Dystonic storms and status dystonicus


Sometimes people with dystonic symptoms develop a rare condition called status dystonicus which is intense and frequent episodes of severe generalised dystonia. An individual episode of status dystonicus is called a ‘dystonic storm’ or ‘dystonic attack’. They usually occur in individuals who already have generalised dystonia.

Although the exact numbers are not known, it is thought that mild to moderate dystonic storms are a fairly regular experience for some individuals with generalised dystonia, especially if it is an acquired dystonia. Most severe cases of status dystonicus occur when generalised dystonia appears in combination with other neurological condition or metabolic conditions or if it is has been caused by a traumatic or infective event or trigger.

If a person’s swallowing or breathing is affected by a dystonic storm, they may require emergency medical attention. In very severe cases, there may be renal involvement and individuals may be admitted to an intensive care unit setting where they may be sedated with medication or need temporary mechanical ventilation to support breathing and allow relaxation of dystonic muscles.

Childhood dystonic storms, brittle dystonia and status dystonicus

In this situation, the child is in an unstable motor condition in which the dystonia suddenly flares up in severity, interrupting all normal activities and often requiring additional medication or initiation of an emergency care plan.

A simple scheme for dystonia severity assessment and planning (DSAP) has recently been published (Lumsden et al 2013) in which SAP also stands for ‘soon as possible’ to denote the urgency of getting the dystonia under control.

Five DSAP levels exist:

Level 1: Child sits comfortably and can participate as usual in their normal activities of the day

Level 2: The child cannot sit comfortably or tolerate sitting at all
If the child is constantly slipping from level 1 to level 2 we consider this to be unstable dystonia and the background management needs to be adjusted at home following telephone and outpatient consultations in the local hospital with usual paediatric team.
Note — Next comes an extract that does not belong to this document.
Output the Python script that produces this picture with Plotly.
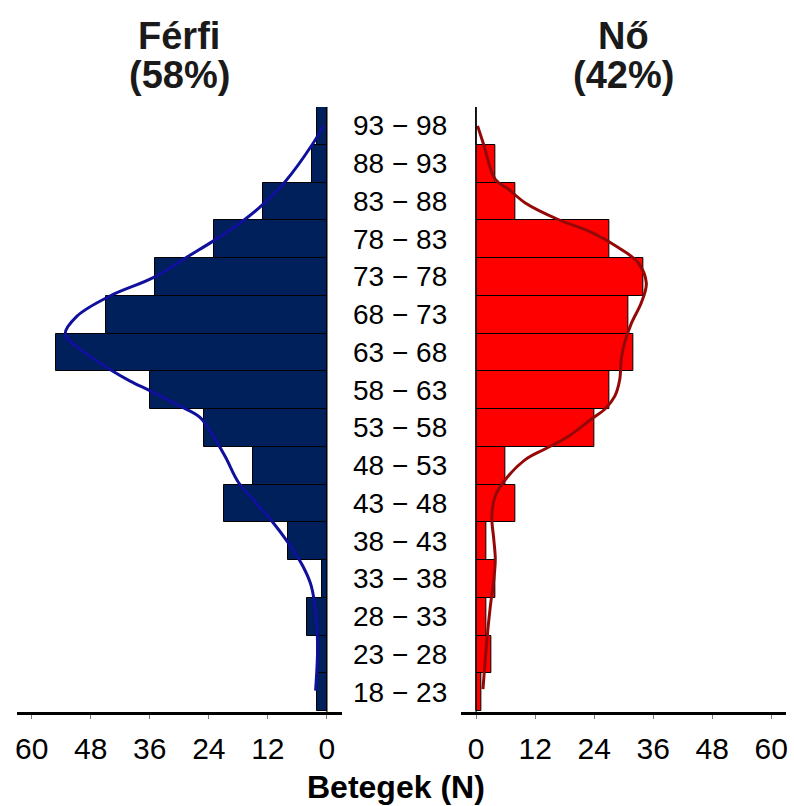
import plotly.graph_objects as go

# Age groups (5-year bins), from youngest to oldest
age_labels = ["18 − 23", "23 − 28", "28 − 33", "33 − 38", "38 − 43", "43 − 48",
              "48 − 53", "53 − 58", "58 − 63", "63 − 68", "68 − 73", "73 − 78",
              "78 − 83", "83 − 88", "88 − 93", "93 − 98"]
age_mid = [20.5, 25.5, 30.5, 35.5, 40.5, 45.5, 50.5, 55.5,
           60.5, 65.5, 70.5, 75.5, 80.5, 85.5, 90.5, 95.5]

# Patient counts per age group
male_n = [2, 2, 4, 1, 8, 21, 15, 25, 36, 55, 45, 35, 23, 13, 3, 2]
female_n = [1, 3, 2, 4, 2, 8, 6, 24, 27, 32, 31, 34, 27, 8, 4, 0]

# Smoothed distribution curves (age, patients)
male_curve_age = [95.5, 93.1, 88.1, 85.1, 83.1, 80.5, 78.1, 75.4, 73.0, 70.3,
                  67.9, 65.9, 63.2, 61.7, 60.4, 58.4, 56.9, 54.4, 51.6,
                  48.3, 46.1, 43.0, 40.4, 37.2, 34.6, 30.6, 26.1, 20.7]
male_curve_n = [0.7, 2.9, 8.5, 13.0, 16.7, 22.5, 28.5, 35.3, 44.0, 50.8,
                53.2, 50.1, 44.0, 40.0, 35.9, 29.9, 25.8, 23.1, 20.6,
                18.0, 15.1, 11.0, 8.0, 4.9, 3.2, 2.2, 1.9, 2.3]
female_curve_age = [95.5, 93.1, 88.4, 87.1, 85.3, 83.1, 81.4, 79.4, 77.4, 74.7,
                    72.1, 69.4, 66.8, 64.6, 61.9, 59.7, 58.0, 56.7, 54.4, 52.7,
                    51.3, 48.7, 46.5, 43.8, 40.7, 38.1, 35.4, 31.9, 27.5, 20.9]
female_curve_n = [0.3, 1.5, 3.9, 6.6, 10.0, 16.7, 23.5, 28.9, 32.9, 34.6,
                  33.6, 31.6, 30.2, 29.5, 29.2, 28.2, 26.2, 23.5, 18.8, 14.0,
                  10.0, 6.0, 3.9, 3.2, 3.6, 3.9, 3.6, 2.9, 2.2, 1.4]

x_ticks = [0, 12, 24, 36, 48, 60]
x_range = [-3, 63]
male_title = ["Férfi", "(58%)"]
female_title = ["Nő", "(42%)"]
x_title = "Betegek (N)"

FONT = "Liberation Sans, Arial, sans-serif"
MALE_FILL = "#00205B"
FEMALE_FILL = "#FF0000"
MALE_LINE = "#10109C"
FEMALE_LINE = "#950808"

W, H = 794, 806
M_L, M_R, M_T, M_B = 17, 6, 107, 94
PLOT_W = W - M_L - M_R
PLOT_H = H - M_T - M_B


def fx(px):
    """Horizontal pixel -> paper fraction."""
    return (px - M_L) / PLOT_W


def fy(py):
    """Vertical pixel (from top) -> paper fraction."""
    return (H - M_B - py) / PLOT_H


left_dom = [0, fx(342.5)]
right_dom = [fx(462.5), 1]
y_range = [98 - PLOT_H / 7.55, 98]

fig = go.Figure()

# Bars
fig.add_trace(go.Bar(
    y=age_mid, x=male_n, orientation="h", width=5,
    marker=dict(color=MALE_FILL, line=dict(color="black", width=1)),
    xaxis="x", yaxis="y", showlegend=False, hoverinfo="x+y",
))
fig.add_trace(go.Bar(
    y=age_mid, x=female_n, orientation="h", width=5,
    marker=dict(color=FEMALE_FILL, line=dict(color="black", width=1)),
    xaxis="x2", yaxis="y", showlegend=False, hoverinfo="x+y",
))

# Smoothed curves
fig.add_trace(go.Scatter(
    x=male_curve_n, y=male_curve_age, mode="lines",
    line=dict(color=MALE_LINE, width=3, shape="spline", smoothing=1.0),
    xaxis="x", yaxis="y", showlegend=False, hoverinfo="skip",
))
fig.add_trace(go.Scatter(
    x=female_curve_n, y=female_curve_age, mode="lines",
    line=dict(color=FEMALE_LINE, width=3, shape="spline", smoothing=1.0),
    xaxis="x2", yaxis="y", showlegend=False, hoverinfo="skip",
))

# Small tick dashes on both sides of the label column
for tx in (-0.017, 1.0125):
    fig.add_trace(go.Scatter(
        x=[tx] * len(age_mid), y=age_mid, mode="markers",
        marker=dict(symbol="line-ew", size=4, line=dict(color="#7a7a7a", width=1)),
        xaxis="x3", yaxis="y", showlegend=False, hoverinfo="skip", cliponaxis=False,
    ))

# Age group labels in the middle column
for lab, yv in zip(age_labels, age_mid):
    fig.add_annotation(
        text=lab, x=0.49, y=yv, xref="x3", yref="y",
        xanchor="center", yanchor="middle", showarrow=False,
        font=dict(family=FONT, size=28, color="black"),
    )

# Zero lines of both panels
for xr in ("x", "x2"):
    fig.add_shape(type="line", xref=xr, yref="y", x0=0, x1=0,
                  y0=y_range[0], y1=98, line=dict(color="black", width=1.2),
                  layer="above")

xaxis_common = dict(
    tickvals=x_ticks, ticktext=[str(v) for v in x_ticks],
    showline=True, linewidth=3, linecolor="black",
    ticks="outside", ticklen=4, tickwidth=1, tickcolor="#7a7a7a",
    ticklabelstandoff=4,
    tickfont=dict(family=FONT, size=30, color="black"),
    showgrid=False, zeroline=False, anchor="y", fixedrange=True,
)

fig.update_layout(
    width=W, height=H,
    margin=dict(l=M_L, r=M_R, t=M_T, b=M_B, pad=0),
    paper_bgcolor="white", plot_bgcolor="white",
    bargap=0, barmode="overlay",
    font=dict(family=FONT, color="black"),
    xaxis=dict(domain=left_dom, range=x_range[::-1], **xaxis_common),
    xaxis2=dict(domain=right_dom, range=x_range, **xaxis_common),
    xaxis3=dict(domain=[left_dom[1], right_dom[0]], range=[0, 1],
                visible=False, anchor="y", fixedrange=True),
    yaxis=dict(range=y_range, visible=False, showgrid=False,
               zeroline=False, fixedrange=True),
)

# Panel titles
left_cx = fx((17 + 342.5) / 2)
right_cx = fx((462.5 + 788) / 2)
for cx, lines in ((left_cx, male_title), (right_cx, female_title)):
    for line_txt, py in zip(lines, (36, 75)):
        fig.add_annotation(
            text=f"<b>{line_txt}</b>", x=cx, y=fy(py), xref="paper", yref="paper",
            xanchor="center", yanchor="middle", showarrow=False,
            font=dict(family=FONT, size=38, color="#1a1a1a"),
        )

# Shared axis title
fig.add_annotation(
    text=f"<b>{x_title}</b>", x=fx(397), y=fy(787), xref="paper", yref="paper",
    xanchor="center", yanchor="middle", showarrow=False,
    font=dict(family=FONT, size=32, color="black"),
)

fig.write_html("out.html")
If this happens several times a month, the dystonia may be described as ‘brittle’ in the same way as asthma may be referred to as ‘brittle’, necessitating emergency plans and frequent hospital reviews for advice to adjust medication.

Level 3: The child has difficulty lying and sleeping
This is a potentially very dangerous condition and needs to be managed urgently in a children’s ward where underlying precipitating factors such as respiratory or urinary infections are excluded or if present, are managed with antibiotics. Dystonia-relieving medication, fluids and nutrition are also adjusted and the goal is to achieve good periods of sleep with medication where possible without depressing respiration.
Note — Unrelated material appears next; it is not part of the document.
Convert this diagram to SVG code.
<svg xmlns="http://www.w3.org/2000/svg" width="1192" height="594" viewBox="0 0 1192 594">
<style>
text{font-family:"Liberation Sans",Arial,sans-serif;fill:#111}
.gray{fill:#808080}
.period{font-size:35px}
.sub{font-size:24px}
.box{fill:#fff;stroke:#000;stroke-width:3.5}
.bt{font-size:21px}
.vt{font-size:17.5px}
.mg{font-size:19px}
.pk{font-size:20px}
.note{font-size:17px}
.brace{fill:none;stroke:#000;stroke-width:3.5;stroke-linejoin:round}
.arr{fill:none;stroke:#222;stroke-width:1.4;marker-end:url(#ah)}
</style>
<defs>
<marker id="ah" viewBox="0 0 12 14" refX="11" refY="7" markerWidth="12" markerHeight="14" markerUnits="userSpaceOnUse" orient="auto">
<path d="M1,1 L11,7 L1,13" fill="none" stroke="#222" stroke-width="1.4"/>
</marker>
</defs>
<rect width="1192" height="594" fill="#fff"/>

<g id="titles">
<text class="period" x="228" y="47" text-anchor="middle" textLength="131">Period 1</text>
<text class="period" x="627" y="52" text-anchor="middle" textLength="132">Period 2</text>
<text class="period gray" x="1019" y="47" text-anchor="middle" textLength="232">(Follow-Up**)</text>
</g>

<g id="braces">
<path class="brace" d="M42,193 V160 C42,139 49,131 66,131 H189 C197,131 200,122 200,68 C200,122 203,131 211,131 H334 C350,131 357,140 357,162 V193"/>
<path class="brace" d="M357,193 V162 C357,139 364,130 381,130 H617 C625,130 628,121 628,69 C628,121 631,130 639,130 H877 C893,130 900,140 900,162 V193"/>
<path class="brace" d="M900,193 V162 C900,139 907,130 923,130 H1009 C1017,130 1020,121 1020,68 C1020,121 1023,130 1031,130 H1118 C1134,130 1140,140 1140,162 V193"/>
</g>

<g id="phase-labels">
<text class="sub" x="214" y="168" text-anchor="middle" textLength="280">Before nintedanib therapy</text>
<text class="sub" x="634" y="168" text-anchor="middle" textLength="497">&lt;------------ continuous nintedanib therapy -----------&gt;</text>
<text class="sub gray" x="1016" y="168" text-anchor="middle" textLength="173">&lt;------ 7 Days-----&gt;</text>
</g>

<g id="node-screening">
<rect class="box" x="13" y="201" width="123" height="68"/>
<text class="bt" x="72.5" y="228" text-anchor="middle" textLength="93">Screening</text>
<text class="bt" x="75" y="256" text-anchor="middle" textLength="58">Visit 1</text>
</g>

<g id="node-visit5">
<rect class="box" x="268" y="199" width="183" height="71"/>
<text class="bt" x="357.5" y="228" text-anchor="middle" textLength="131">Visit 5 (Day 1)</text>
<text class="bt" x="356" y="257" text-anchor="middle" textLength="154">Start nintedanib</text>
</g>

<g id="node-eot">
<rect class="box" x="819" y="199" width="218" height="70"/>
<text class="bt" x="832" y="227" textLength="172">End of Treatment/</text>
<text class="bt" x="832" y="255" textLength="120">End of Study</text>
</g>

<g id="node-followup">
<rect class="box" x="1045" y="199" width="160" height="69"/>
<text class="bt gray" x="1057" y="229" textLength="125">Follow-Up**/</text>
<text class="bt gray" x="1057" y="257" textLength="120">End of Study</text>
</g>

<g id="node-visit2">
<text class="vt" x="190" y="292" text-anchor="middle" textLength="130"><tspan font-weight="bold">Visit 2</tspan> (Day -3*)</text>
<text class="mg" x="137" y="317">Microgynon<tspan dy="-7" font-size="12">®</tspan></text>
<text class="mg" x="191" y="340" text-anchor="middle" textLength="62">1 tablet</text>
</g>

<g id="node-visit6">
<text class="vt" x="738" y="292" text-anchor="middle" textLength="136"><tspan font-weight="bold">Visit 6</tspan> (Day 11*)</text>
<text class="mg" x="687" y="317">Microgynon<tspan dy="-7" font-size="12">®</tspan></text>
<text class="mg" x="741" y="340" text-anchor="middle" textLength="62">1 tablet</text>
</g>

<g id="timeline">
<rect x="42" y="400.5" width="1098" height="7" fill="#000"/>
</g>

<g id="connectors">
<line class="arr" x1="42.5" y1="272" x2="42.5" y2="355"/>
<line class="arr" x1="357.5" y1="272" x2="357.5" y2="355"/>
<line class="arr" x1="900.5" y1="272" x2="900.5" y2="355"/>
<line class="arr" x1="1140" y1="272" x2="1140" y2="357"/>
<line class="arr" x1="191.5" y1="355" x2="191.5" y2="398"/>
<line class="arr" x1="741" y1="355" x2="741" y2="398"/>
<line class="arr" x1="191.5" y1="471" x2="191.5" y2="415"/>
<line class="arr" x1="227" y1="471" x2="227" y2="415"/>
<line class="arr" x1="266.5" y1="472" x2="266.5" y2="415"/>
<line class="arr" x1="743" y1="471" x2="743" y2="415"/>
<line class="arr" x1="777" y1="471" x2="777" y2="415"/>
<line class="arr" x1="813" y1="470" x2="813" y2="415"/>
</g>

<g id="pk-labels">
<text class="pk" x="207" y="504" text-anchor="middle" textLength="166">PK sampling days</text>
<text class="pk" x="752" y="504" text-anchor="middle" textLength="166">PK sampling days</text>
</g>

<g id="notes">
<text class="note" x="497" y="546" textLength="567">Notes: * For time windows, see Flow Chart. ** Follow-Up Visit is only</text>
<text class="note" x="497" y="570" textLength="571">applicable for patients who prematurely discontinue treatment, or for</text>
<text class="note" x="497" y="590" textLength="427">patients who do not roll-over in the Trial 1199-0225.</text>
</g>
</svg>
Level 4: Excessive dystonic muscle contractions lead to sweating, fever, muscle damage, dehydration and poor urinary output and hypotension (low blood pressure). 
The child is managed in a High Dependency Unit (HDU). Nutrition, fluid and medication may need to be delivered by intravenous infusion or via nasogastric tube if the child is too sick to cooperate. In this condition, oxygen is often required by mask or nasal prongs.

Level 5: Multi-organ failure requiring support.  
There is marked muscle breakdown (known as rhabdomyolysis). Multi-organ support is required such as oxygen, mechanical ventilation, renal dialysis, management of clotting disorders and liver support, usually in the setting of a Paediatric Intensive Care Unit (PICU).  Deep sedation is essential and support of breathing as a consequence of this is almost invariable. Severe muscle breakdown can lead to renal and hepatic failure as well as disorders of blood clotting referred to as disseminated intravascular coagulation. There may be a need to completely paralyse muscles temporarily and artificially ventilate the child to prevent further muscle breakdown.

A practical guide to managing the child with Status Dystonicus or severe dystonia has recently been reported using the DSAP grades (described above) for guidance (Allen 2014). This guide helps management as the dystonia severity dictates but more work is required determine the best way
of terminating status dystonicus, a condition which may last days, weeks or even months and may be fatal in up to 10% of cases (Fasano 2012).

Last reviewed April 2014

The Dystonia Society provides the information on this page as general information only. It is not intended to provide instruction and you should not rely on this information to determine diagnosis, prognosis or a course of treatment. It should not be used in place of a professional consultation with a doctor.